┏━━

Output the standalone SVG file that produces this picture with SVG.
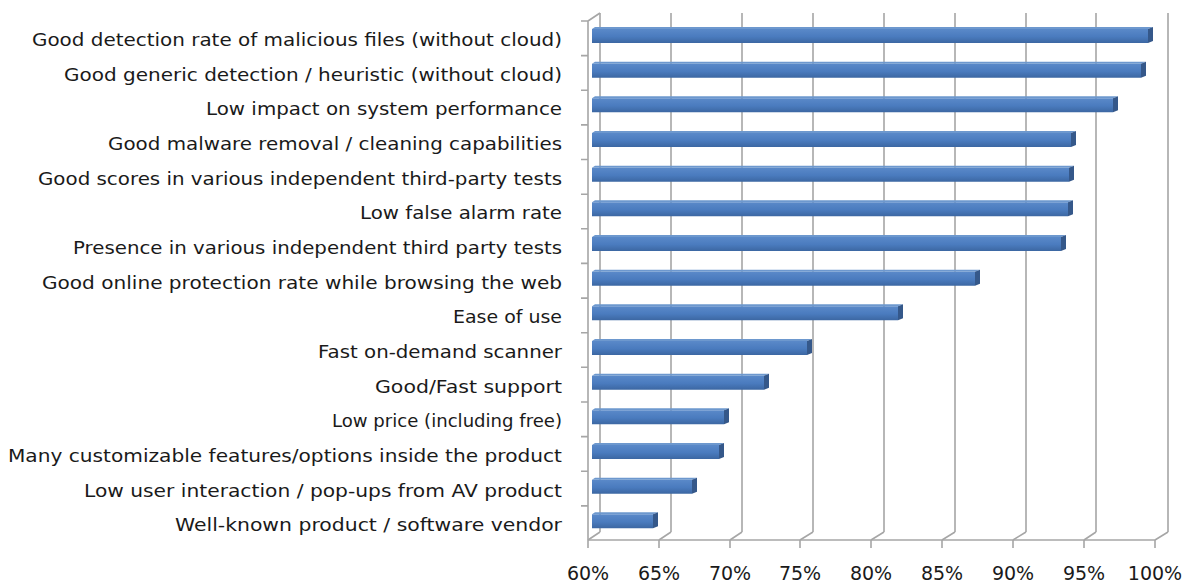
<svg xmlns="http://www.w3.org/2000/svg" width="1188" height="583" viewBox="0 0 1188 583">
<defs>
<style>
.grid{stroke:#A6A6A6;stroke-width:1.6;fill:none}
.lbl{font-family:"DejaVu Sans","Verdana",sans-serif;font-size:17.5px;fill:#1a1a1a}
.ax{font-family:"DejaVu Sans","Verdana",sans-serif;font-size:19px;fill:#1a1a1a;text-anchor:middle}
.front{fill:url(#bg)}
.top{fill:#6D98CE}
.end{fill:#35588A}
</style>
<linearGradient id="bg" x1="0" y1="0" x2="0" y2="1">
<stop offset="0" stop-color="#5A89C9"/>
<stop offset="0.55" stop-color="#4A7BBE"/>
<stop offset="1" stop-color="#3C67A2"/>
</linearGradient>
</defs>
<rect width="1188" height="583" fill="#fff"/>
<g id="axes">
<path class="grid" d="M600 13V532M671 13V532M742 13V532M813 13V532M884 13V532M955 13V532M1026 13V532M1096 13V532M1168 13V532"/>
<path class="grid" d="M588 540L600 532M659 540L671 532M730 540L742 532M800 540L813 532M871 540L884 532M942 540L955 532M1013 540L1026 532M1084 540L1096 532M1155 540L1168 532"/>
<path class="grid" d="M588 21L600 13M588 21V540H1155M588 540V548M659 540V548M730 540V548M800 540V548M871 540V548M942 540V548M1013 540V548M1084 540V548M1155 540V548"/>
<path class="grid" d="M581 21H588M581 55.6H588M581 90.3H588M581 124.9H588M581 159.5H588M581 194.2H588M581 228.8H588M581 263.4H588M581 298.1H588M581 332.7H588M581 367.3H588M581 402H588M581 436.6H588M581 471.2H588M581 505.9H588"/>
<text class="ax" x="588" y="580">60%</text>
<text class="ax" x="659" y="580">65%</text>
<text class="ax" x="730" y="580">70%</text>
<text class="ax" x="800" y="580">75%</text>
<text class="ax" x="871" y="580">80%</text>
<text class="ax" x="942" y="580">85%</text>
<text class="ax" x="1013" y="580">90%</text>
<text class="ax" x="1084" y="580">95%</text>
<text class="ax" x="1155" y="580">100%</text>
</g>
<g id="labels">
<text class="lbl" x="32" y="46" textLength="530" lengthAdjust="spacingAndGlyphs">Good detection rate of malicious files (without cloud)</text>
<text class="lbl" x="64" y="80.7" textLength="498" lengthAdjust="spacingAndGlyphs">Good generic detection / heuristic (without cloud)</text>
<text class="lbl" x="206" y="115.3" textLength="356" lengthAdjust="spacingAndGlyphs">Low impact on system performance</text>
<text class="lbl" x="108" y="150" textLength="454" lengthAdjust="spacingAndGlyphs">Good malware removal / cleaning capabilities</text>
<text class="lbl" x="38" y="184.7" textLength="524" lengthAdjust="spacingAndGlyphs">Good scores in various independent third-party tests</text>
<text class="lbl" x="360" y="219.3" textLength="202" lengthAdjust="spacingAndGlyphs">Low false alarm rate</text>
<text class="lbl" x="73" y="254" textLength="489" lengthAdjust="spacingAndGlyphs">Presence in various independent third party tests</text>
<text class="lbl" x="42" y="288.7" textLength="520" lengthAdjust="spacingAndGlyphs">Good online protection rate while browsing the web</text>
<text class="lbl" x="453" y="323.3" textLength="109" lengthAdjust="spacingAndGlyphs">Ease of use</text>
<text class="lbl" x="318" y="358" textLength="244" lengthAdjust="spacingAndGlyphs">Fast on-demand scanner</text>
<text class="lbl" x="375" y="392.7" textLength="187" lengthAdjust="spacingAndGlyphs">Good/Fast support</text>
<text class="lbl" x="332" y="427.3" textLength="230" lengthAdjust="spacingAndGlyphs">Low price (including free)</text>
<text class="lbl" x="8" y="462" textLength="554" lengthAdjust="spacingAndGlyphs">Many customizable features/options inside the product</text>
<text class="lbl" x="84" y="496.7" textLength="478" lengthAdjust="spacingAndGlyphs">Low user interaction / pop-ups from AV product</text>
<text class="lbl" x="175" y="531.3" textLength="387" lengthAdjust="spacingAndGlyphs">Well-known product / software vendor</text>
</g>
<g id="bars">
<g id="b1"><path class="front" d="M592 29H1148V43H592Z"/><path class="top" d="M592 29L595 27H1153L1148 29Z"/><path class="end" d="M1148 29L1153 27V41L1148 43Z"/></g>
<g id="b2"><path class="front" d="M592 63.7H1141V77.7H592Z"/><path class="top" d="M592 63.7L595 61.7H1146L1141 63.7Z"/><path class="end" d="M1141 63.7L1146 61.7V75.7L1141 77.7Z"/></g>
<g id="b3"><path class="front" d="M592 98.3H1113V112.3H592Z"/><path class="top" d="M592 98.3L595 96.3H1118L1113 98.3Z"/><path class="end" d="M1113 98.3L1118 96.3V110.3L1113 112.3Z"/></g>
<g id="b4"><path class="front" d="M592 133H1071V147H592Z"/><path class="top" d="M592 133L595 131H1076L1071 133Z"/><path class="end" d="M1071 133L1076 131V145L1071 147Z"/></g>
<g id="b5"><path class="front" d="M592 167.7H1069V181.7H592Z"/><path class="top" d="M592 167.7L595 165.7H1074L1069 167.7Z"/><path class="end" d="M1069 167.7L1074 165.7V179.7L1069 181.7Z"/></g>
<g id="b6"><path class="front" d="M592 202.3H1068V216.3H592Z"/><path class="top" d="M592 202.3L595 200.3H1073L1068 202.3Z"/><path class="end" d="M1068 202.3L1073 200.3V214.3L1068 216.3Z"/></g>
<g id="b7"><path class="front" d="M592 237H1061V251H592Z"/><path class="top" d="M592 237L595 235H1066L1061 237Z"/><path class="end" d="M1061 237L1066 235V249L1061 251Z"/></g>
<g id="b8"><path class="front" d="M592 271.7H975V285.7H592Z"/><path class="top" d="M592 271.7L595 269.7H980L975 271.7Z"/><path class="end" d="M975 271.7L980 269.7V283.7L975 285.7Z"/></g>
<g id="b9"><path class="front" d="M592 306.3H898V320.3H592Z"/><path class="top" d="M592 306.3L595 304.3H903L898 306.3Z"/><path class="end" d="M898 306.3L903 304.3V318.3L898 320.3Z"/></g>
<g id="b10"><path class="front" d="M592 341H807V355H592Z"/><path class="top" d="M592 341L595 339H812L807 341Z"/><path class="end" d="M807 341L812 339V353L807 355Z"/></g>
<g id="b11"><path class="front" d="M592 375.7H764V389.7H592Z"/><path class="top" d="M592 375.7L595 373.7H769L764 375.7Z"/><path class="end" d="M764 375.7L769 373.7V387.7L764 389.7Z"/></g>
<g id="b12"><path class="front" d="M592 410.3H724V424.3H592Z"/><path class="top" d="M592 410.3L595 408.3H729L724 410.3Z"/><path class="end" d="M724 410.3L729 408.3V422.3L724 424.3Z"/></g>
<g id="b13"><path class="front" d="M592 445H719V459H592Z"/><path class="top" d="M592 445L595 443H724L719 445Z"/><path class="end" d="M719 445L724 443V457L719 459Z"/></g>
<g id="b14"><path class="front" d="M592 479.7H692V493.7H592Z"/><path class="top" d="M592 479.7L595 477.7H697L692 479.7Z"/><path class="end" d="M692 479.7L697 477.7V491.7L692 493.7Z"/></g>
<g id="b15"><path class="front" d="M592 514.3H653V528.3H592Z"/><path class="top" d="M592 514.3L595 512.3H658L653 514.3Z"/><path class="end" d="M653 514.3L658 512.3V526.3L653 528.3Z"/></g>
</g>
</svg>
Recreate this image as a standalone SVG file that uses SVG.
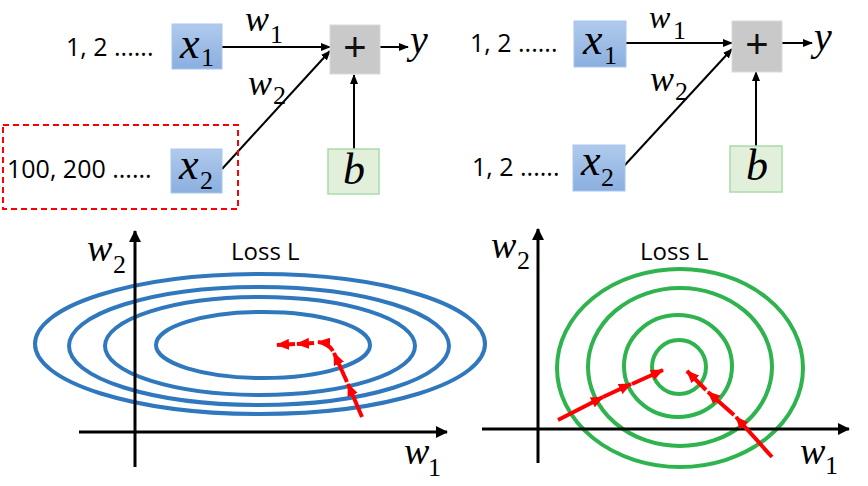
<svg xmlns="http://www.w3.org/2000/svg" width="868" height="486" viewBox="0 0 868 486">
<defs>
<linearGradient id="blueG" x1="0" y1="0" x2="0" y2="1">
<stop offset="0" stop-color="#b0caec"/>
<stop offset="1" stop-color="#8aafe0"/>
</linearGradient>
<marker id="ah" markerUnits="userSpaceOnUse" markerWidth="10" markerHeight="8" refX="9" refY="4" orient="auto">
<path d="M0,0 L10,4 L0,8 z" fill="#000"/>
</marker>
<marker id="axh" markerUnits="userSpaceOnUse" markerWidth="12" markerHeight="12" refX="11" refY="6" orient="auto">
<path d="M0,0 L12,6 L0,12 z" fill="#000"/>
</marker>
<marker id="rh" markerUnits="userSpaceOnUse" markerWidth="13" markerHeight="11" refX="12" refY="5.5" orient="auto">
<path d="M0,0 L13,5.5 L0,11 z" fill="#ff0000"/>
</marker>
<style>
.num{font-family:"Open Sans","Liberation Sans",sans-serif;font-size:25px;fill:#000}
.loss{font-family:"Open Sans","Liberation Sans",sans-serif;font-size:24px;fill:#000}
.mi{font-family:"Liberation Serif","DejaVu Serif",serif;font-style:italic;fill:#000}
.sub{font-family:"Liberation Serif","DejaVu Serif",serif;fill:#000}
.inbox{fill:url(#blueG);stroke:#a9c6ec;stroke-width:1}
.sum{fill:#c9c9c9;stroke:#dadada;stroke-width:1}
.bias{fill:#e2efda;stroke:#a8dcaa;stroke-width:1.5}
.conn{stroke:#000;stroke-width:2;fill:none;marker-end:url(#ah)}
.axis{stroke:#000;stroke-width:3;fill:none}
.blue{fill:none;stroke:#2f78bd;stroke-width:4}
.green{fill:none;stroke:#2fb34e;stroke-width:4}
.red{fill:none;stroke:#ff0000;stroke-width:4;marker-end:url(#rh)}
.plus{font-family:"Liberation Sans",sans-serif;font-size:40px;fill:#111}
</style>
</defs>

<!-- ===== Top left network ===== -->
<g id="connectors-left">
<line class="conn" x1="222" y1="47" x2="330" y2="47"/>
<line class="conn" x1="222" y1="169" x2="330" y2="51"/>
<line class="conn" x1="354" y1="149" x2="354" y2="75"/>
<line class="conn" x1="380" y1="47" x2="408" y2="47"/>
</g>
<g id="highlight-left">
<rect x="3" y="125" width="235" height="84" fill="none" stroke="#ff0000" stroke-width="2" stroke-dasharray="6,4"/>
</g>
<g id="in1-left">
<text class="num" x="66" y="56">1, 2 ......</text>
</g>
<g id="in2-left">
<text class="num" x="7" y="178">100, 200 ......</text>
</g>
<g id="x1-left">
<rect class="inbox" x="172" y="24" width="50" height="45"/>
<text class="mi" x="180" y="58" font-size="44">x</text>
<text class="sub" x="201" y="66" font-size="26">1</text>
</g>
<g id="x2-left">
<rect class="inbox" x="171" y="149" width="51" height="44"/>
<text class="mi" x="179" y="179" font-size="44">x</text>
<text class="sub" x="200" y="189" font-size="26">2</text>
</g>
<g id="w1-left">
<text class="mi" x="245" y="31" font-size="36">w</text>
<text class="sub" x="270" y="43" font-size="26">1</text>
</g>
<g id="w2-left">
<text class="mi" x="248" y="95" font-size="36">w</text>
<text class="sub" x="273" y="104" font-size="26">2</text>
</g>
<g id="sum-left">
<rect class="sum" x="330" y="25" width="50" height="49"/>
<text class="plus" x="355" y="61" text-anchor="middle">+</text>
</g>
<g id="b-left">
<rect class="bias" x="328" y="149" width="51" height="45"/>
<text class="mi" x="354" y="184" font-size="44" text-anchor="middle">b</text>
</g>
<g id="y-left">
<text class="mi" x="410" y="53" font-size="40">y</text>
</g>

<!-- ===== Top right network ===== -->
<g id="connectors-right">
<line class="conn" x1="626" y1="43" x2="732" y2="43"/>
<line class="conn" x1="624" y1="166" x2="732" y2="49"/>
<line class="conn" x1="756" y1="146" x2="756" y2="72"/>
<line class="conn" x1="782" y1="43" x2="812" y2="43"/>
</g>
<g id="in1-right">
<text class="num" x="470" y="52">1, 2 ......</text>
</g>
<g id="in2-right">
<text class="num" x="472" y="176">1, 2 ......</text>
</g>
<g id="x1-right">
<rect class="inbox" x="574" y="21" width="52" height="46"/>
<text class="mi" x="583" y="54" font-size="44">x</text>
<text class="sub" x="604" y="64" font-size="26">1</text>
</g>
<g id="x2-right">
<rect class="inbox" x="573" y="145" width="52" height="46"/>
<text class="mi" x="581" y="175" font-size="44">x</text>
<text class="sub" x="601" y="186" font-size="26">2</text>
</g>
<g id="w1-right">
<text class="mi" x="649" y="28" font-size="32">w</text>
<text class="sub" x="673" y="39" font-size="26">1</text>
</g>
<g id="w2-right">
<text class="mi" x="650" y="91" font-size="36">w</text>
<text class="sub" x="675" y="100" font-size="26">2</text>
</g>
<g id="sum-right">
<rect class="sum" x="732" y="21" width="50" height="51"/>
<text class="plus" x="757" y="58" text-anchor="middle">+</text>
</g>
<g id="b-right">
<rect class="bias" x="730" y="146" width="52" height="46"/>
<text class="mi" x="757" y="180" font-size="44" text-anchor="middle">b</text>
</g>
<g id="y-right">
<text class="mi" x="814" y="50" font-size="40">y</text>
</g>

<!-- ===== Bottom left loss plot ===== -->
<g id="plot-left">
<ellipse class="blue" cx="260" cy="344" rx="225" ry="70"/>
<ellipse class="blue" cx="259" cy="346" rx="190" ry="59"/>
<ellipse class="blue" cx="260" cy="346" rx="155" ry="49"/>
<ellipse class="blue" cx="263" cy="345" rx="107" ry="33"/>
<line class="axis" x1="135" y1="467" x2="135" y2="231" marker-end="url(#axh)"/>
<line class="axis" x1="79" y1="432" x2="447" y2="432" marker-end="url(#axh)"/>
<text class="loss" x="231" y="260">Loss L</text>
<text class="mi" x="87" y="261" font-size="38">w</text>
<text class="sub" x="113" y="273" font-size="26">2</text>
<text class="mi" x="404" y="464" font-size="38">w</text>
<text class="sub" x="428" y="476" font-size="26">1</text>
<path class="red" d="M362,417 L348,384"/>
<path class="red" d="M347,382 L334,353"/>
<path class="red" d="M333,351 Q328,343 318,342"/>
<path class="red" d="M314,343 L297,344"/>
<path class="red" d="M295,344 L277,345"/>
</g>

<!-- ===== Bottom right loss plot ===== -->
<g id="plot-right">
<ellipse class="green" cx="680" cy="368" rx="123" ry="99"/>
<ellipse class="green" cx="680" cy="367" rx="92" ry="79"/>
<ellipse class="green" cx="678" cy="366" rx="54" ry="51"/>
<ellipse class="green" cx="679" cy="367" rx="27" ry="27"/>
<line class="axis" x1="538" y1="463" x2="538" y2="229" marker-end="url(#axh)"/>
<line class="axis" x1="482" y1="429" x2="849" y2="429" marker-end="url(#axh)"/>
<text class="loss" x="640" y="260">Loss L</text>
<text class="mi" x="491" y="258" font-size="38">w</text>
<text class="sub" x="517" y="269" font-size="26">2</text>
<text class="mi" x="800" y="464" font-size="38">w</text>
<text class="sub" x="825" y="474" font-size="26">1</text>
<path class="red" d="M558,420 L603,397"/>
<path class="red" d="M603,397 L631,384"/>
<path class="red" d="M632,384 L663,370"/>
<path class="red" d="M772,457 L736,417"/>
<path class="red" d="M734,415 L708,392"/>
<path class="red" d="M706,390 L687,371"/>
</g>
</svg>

┗━━

**EXERCISE GOAL**: In the records above, locate the lines holding the word "that". Copy each of them.

**EXPECTED ANSWER**:
Output the standalone SVG file that produces this picture with SVG.
Recreate this image as a standalone SVG file that uses SVG.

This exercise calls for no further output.